My question therefore is how to generate the corresponding output array of the lambda_func (which may be implemented using a special-purpose class).

EDIT: to help understand my question, here is an implementation that works, but is not vectorized over z (and hence doesn't use scipy.integrate.fixed_quad).

def integral_over_z(func,x,y,zmin,zmax,n=16):
    z,w = scipy.special.roots_legendre(n)
    dz = 0.5*(zmax-zmin)
    z = zmin + (np.real(z)+1) * dz
    w = np.real(w) * dz
    result = w[0] * func(x,y,z[0])
    for i in range(1,len(z)):
        result += w[i] * func(x,y,z[i])
    return result

The problem is: how to vectorize it, such that it works for any valid input (x and/or y floats or arrays).

ANOTHER EDIT: For the implementation via scipy.integrate.fixed_quad, the integrand function must take a 1D array of z of shape (nz). The inputs x and y must broadcast together, when the broadcasted shape of them could be anything, say (n0,n1,..,nk) Then the return from func must have shape (n0,n1,..,nk,nz) -- how to I generated that?

Answer 1

It seems as a vector valued function the vector values must be in the 0th dimension, and the integration arguments (in your case z) must come last (that what they mean with (..., len(x)), their x is your z), I think this comes from the broadcasting rules. Following example worked fine for me - the key here is that x and y must have the right shape for the broadcasting to work

import numpy as np
import scipy.integrate
def integral_over_z(func,x,y,n=16):
    lambda_func = lambda z, x, y: func(x[..., None],y[..., None],z)  # the last dimension of (x,y) needs to be size 1, but you can have as many leading dimensions as you want
    return scipy.integrate.fixed_quad(lambda_func,a=0,b=1,args=(x,y),n=n)
func = lambda x,y,z: 1 + 0*x + 0*y + 0*z  # make sure that the output has the right (broadcast) shape
x = np.zeros((5,))
y =  np.arange(5)
print(integral_over_z(func, x, y, 2))

Answer 2

After the (incomplete) answer by flawr and reading about numpy broadcasting, I found a solution.

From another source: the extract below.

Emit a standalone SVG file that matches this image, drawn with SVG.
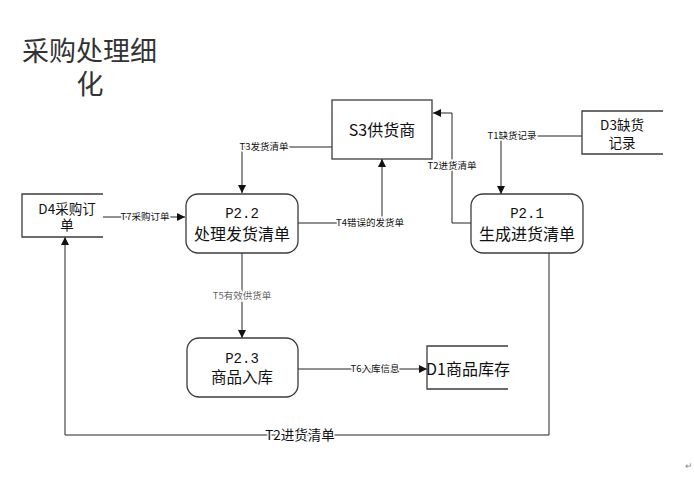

I'd be happy to learn whether this can still be improved and/or if this is really correct, i.e. works for any valid input (it does for my tests sofar).

The important point is to adapt the shapes of x and y such that

• func(x,y,z) works just fine, i.e. x, y, and z are jointly broadcastable;

• after summing the output of func over the last (z) dimension, the result has the joint broadcasted shape of x and y.

Here is my solution:

def integral_over_z(func,x,y,zmin=0,zmax=1,n=16):
    xe = x
    ye = y
    if type(xe) is np.ndarray or type(ye) is np.ndarray:
        xe,ye = np.broadcast_arrays(x,y)   # replace x,y by their joint broadcast
        xe = np.expand_dims(xe, xe.ndim)   # expand by an extra dimension for z
        ye = np.expand_dims(ye, ye.ndim)   # expand by an extra dimension for z
    return scipy.integrate.fixed_quad(lambda z : func(xe,ye,z), a=zmin, b=zmax, n=n)